Google was looking down the road at millions of dollars in licensing fees and the possibility of never getting away from H.264, if it gets more widely deployed.

That sounds awful, unless you actually know what the MPEG LA licensing terms are. In his post, Proffitt talks at great length about royalties for distributors of video content. Those terms might apply to Google's YouTube subsidiary, but they do not apply to developers of software like Chrome.

I wrote about this at some length last year, and called those fears "greatly overblown." I just reread the MPEG LA licensing terms to confirm that my facts are accurate. Here's what's really going on:

  • MPEG LA charges consistent licensing fees to software developers. H.264 support in Google Chrome (for which Google currently has a license from MPEG LA) falls into the category of "branded encoder and decoder products sold both to end users and on an OEM basis for incorporation into personal computers but not part of an operating system."
  • For Google, the license fee is laughably smallProffitt tsk-tsks at "millions of dollars in licensing fees" as if it represents a burden. Oh really? Google hasn't yet reported its financials for 2010, but the combined profits for the four quarters ending on September 30, 2010 were $17.68 billion. The maximum annual license fee for a product like Chrome (or Firefox) is $6.5 million. By my calculation, that figure is less than 4/100 of 1% of Google's profits.
  • There's no royalty trap. The fear implicit in this entire argument is that when the H.264 license has to be renewed in 2016, MPEG LA will unconscionably raise those rates. If that fear were legitimate, would more than 800 companies, including Google, have already decided to license H.264? Maybe they actually read the license agreement, which specifies that "the License will be renewable for successive five-year periods for the life of any Portfolio patent on reasonable terms and conditions. ... [F]or the protection of licensees, royalty rates applicable to specific license grants or specific licensed products will not increase by more than ten percent (10%) at each renewal."

Update: I've reviewed the changes in the 2011-2015 MPEG LA licensing agreement and calculated how much Google and other companies might pay in royalties under these terms. For details, see A closer look at the costs (and fine print) of H.264 licenses.

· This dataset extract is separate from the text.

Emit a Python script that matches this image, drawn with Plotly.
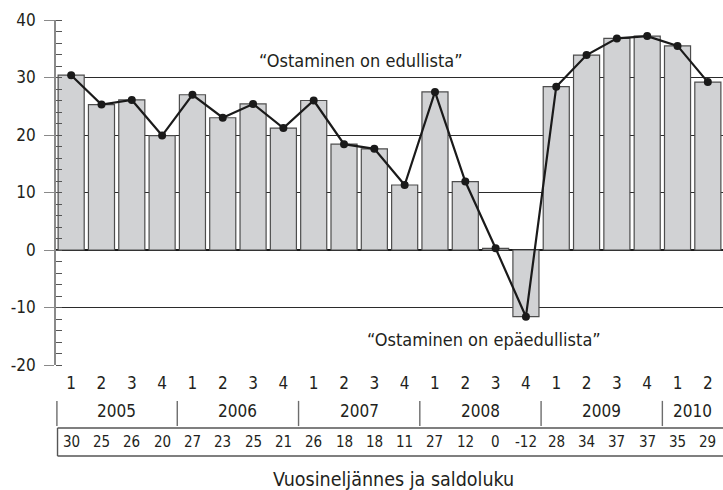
import plotly.graph_objects as go

quarters = ["1", "2", "3", "4"] * 5 + ["1", "2"]
years = ["2005", "2006", "2007", "2008", "2009", "2010"]
year_centers = [1.5, 5.5, 9.5, 13.5, 17.5, 20.5]
year_separators = [-0.47, 3.5, 7.5, 11.5, 15.5, 19.5]
y_ticks = [-20, -10, 0, 10, 20, 30, 40]
y_tick_labels = ["-20", "-10", "0", "10", "20", "30", "40"]
bar_values = [30.4, 25.3, 26.1, 19.9, 27.0, 23.0, 25.4, 21.2, 26.0, 18.4, 17.6, 11.3,
              27.5, 11.9, 0.3, -11.6, 28.4, 33.9, 36.8, 37.2, 35.5, 29.2]
table_labels = ["30", "25", "26", "20", "27", "23", "25", "21", "26", "18", "18", "11",
                "27", "12", "0", "-12", "28", "34", "37", "37", "35", "29"]

FONT = "Liberation Sans Narrow, DejaVu Sans Condensed, Arial Narrow, sans-serif"
TXT = "#231f20"
x = list(range(len(bar_values)))

fig = go.Figure()
fig.add_trace(go.Bar(
    x=x, y=bar_values, width=0.86,
    marker=dict(color="#d1d2d4", line=dict(color="#4d4d4d", width=1.2)),
    hoverinfo="skip", showlegend=False,
))
fig.add_trace(go.Scatter(
    x=x, y=bar_values, mode="lines+markers",
    line=dict(color="#1a1a1a", width=2.2),
    marker=dict(color="#1a1a1a", size=8),
    showlegend=False,
))

fig.update_layout(
    width=723, height=490,
    margin=dict(l=56, r=0, t=20, b=125, autoexpand=False),
    paper_bgcolor="white", plot_bgcolor="white",
    font=dict(family=FONT, color=TXT, size=15),
    bargap=0.14,
)
fig.update_xaxes(
    range=[-0.5, 21.5], tickmode="array", tickvals=x, ticktext=quarters,
    showgrid=False, zeroline=False, showline=False, ticks="",
    tickfont=dict(size=17, family=FONT, color=TXT), ticklabelstandoff=6,
    automargin=False,
)
fig.update_yaxes(
    range=[-20, 40], tickmode="array", tickvals=y_ticks, ticktext=y_tick_labels,
    showgrid=True, gridcolor="#2b2b2b", gridwidth=1.2,
    zeroline=True, zerolinecolor="#1a1a1a", zerolinewidth=1.5,
    showline=True, linecolor="#8a8a8a", linewidth=1.6,
    ticks="outside", ticklen=10, tickcolor="#8a8a8a", tickwidth=1.4,
    tickfont=dict(size=17, family=FONT, color=TXT), ticklabelstandoff=5,
    minor=dict(ticks="inside", tickmode="linear", tick0=-20, dtick=2, ticklen=6,
               tickcolor="#555", tickwidth=1.2, showgrid=False),
    automargin=False,
)

# year separators
for sx in year_separators:
    fig.add_shape(type="line", xref="x", yref="paper", x0=sx, x1=sx,
                  y0=-0.104, y1=-0.177, line=dict(color="#6d6d6d", width=1.4))
# value table box (open on the right, running off the page)
box_line = dict(color="#555", width=1.4)
fig.add_shape(type="line", xref="x", yref="paper", x0=-0.45, x1=22.5,
              y0=-0.1826, y1=-0.1826, line=box_line)
fig.add_shape(type="line", xref="x", yref="paper", x0=-0.45, x1=22.5,
              y0=-0.2638, y1=-0.2638, line=box_line)
fig.add_shape(type="line", xref="x", yref="paper", x0=-0.45, x1=-0.45,
              y0=-0.1826, y1=-0.2638, line=box_line)

for yc, yl in zip(year_centers, years):
    fig.add_annotation(x=yc, y=-0.133, xref="x", yref="paper", text=yl,
                       xanchor="center", yanchor="middle",
                       showarrow=False, font=dict(size=17, family=FONT, color=TXT))
for xi, tl in zip(x, table_labels):
    fig.add_annotation(x=xi, y=-0.223, xref="x", yref="paper", text=tl,
                       xanchor="center", yanchor="middle",
                       showarrow=False, font=dict(size=15, family=FONT, color=TXT))

fig.add_annotation(x=9.55, y=33.0, xref="x", yref="y", text="\u201cOstaminen on edullista\u201d",
                   xanchor="center", yanchor="middle",
                   showarrow=False, font=dict(size=18, family=FONT, color=TXT))
fig.add_annotation(x=13.63, y=-15.5, xref="x", yref="y", text="\u201cOstaminen on ep\u00e4edullista\u201d",
                   xanchor="center", yanchor="middle",
                   showarrow=False, font=dict(size=18, family=FONT, color=TXT))
fig.add_annotation(x=0.506, y=-0.331, xref="paper", yref="paper", text="Vuosinelj\u00e4nnes ja saldoluku",
                   xanchor="center", yanchor="middle",
                   showarrow=False, font=dict(size=19.5, family=FONT, color=TXT))

fig.write_html("out.html", config={"displayModeBar": False},
               post_script="document.body.style.margin='0';document.documentElement.style.overflow='hidden';")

In fact, by saving a few pennies now, Google might be walking into a much more vicious trap. Yes, it purchased the assets of On2 Technologies and released the formats (renaming VP8 to WebM incorporating VP8 into its newly branded WebM container format) and the underlying patent portfolio as open source. But Google's license for third parties to use those patents doesn't include any indemnification from patent infringement, as open-source patents expert Florian Mueller noted last year:

For WebM/VP8, there's a vague assurance by Google that its own patents, which are licensed on a royalty-free basis, are all you need. But Google doesn't publish a detailed analysis, nor do the license terms include indemnification. So it's pretty much a "trust us" story. I've seen opinions that agree with Google's view, and others who disagree. If Google offered indemnification, that would change the situation, but they don't.

Mueller's post goes into great detail about the continuity of MPEG LA licensing and is a must-read if you're interested in this topic.

As Mueller notes, AVC/H.264 is in extremely widespread use today. Any third parties that wanted to claim patent infringement would certainly have done so already. The same is emphatically not true for the patents underlying WebM, which have been obscure up till now but are about to be catapulted into the mainstream by a company with very deep pockets and very big ambitions.

My colleague Stephen Shankland at CNET spoke with Steven J. Henry, an intellectual property attorney at Wolf, Greenfield & Sacks, who warns of the risk that Google is taking. "A codec is like a mechanical device with hundreds of parts. Any one or more could be the subject of a patent," he told CNET. And patent holders may wait for years before "springing the trap."

Google clearly believes it can prevail in a long and potentially costly patent battle. The real question is whether any major allies will agree to join them or stay away to avoid becoming a co-defendant.